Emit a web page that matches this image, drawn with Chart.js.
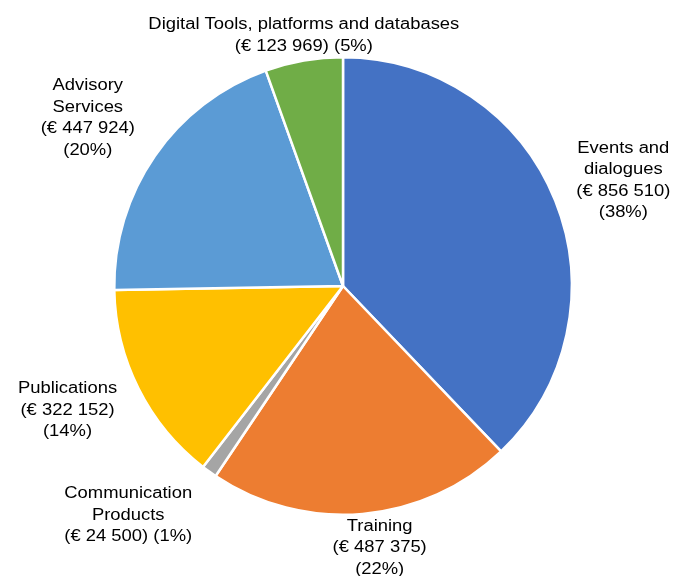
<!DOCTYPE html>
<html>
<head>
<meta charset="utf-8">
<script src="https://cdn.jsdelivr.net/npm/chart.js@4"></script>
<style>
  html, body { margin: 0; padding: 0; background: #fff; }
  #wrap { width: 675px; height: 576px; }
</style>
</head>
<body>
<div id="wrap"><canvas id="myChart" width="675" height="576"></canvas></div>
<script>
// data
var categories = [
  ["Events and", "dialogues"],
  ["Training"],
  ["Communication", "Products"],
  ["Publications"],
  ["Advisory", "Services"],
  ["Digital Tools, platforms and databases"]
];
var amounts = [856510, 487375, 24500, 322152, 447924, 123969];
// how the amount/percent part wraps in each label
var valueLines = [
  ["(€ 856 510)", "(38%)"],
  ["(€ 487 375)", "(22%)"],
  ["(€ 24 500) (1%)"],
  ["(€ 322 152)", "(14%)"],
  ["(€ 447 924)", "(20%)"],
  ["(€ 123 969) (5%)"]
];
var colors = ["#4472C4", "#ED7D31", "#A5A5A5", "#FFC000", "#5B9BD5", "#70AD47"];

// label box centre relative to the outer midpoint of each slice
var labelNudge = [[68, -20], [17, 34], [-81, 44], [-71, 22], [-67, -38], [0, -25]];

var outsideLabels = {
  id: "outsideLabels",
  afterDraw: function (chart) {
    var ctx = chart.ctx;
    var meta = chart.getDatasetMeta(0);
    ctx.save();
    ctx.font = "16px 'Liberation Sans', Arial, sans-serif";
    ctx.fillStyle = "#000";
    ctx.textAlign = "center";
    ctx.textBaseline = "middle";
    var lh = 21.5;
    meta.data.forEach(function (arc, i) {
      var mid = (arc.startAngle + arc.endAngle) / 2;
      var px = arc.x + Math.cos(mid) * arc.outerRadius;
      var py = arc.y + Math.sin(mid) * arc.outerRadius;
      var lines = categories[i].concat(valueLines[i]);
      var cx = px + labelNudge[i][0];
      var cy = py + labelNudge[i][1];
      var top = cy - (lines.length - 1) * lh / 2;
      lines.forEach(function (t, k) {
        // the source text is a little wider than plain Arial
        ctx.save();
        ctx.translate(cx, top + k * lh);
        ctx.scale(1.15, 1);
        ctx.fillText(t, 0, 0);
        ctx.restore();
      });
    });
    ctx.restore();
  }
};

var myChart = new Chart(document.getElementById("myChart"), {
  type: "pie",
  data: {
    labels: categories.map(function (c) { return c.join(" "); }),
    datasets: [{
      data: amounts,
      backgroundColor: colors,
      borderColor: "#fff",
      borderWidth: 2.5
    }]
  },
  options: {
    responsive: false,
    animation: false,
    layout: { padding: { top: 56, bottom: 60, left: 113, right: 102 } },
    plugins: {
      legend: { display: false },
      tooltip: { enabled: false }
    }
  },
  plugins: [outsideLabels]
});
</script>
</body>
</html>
····················
Required work: Reproduce every line precisely as given, omitting all pictures.

Written answer:
Emit a web page that matches this image, drawn with Chart.js.
<!DOCTYPE html>
<html>
<head>
<meta charset="utf-8">
<script src="https://cdn.jsdelivr.net/npm/chart.js@4"></script>
<style>
  html, body { margin: 0; padding: 0; background: #fff; }
  #wrap { width: 675px; height: 576px; }
</style>
</head>
<body>
<div id="wrap"><canvas id="myChart" width="675" height="576"></canvas></div>
<script>
// data
var categories = [
  ["Events and", "dialogues"],
  ["Training"],
  ["Communication", "Products"],
  ["Publications"],
  ["Advisory", "Services"],
  ["Digital Tools, platforms and databases"]
];
var amounts = [856510, 487375, 24500, 322152, 447924, 123969];
// how the amount/percent part wraps in each label
var valueLines = [
  ["(€ 856 510)", "(38%)"],
  ["(€ 487 375)", "(22%)"],
  ["(€ 24 500) (1%)"],
  ["(€ 322 152)", "(14%)"],
  ["(€ 447 924)", "(20%)"],
  ["(€ 123 969) (5%)"]
];
var colors = ["#4472C4", "#ED7D31", "#A5A5A5", "#FFC000", "#5B9BD5", "#70AD47"];

// label box centre relative to the outer midpoint of each slice
var labelNudge = [[68, -20], [17, 34], [-81, 44], [-71, 22], [-67, -38], [0, -25]];

var outsideLabels = {
  id: "outsideLabels",
  afterDraw: function (chart) {
    var ctx = chart.ctx;
    var meta = chart.getDatasetMeta(0);
    ctx.save();
    ctx.font = "16px 'Liberation Sans', Arial, sans-serif";
    ctx.fillStyle = "#000";
    ctx.textAlign = "center";
    ctx.textBaseline = "middle";
    var lh = 21.5;
    meta.data.forEach(function (arc, i) {
      var mid = (arc.startAngle + arc.endAngle) / 2;
      var px = arc.x + Math.cos(mid) * arc.outerRadius;
      var py = arc.y + Math.sin(mid) * arc.outerRadius;
      var lines = categories[i].concat(valueLines[i]);
      var cx = px + labelNudge[i][0];
      var cy = py + labelNudge[i][1];
      var top = cy - (lines.length - 1) * lh / 2;
      lines.forEach(function (t, k) {
        // the source text is a little wider than plain Arial
        ctx.save();
        ctx.translate(cx, top + k * lh);
        ctx.scale(1.15, 1);
        ctx.fillText(t, 0, 0);
        ctx.restore();
      });
    });
    ctx.restore();
  }
};

var myChart = new Chart(document.getElementById("myChart"), {
  type: "pie",
  data: {
    labels: categories.map(function (c) { return c.join(" "); }),
    datasets: [{
      data: amounts,
      backgroundColor: colors,
      borderColor: "#fff",
      borderWidth: 2.5
    }]
  },
  options: {
    responsive: false,
    animation: false,
    layout: { padding: { top: 56, bottom: 60, left: 113, right: 102 } },
    plugins: {
      legend: { display: false },
      tooltip: { enabled: false }
    }
  },
  plugins: [outsideLabels]
});
</script>
</body>
</html>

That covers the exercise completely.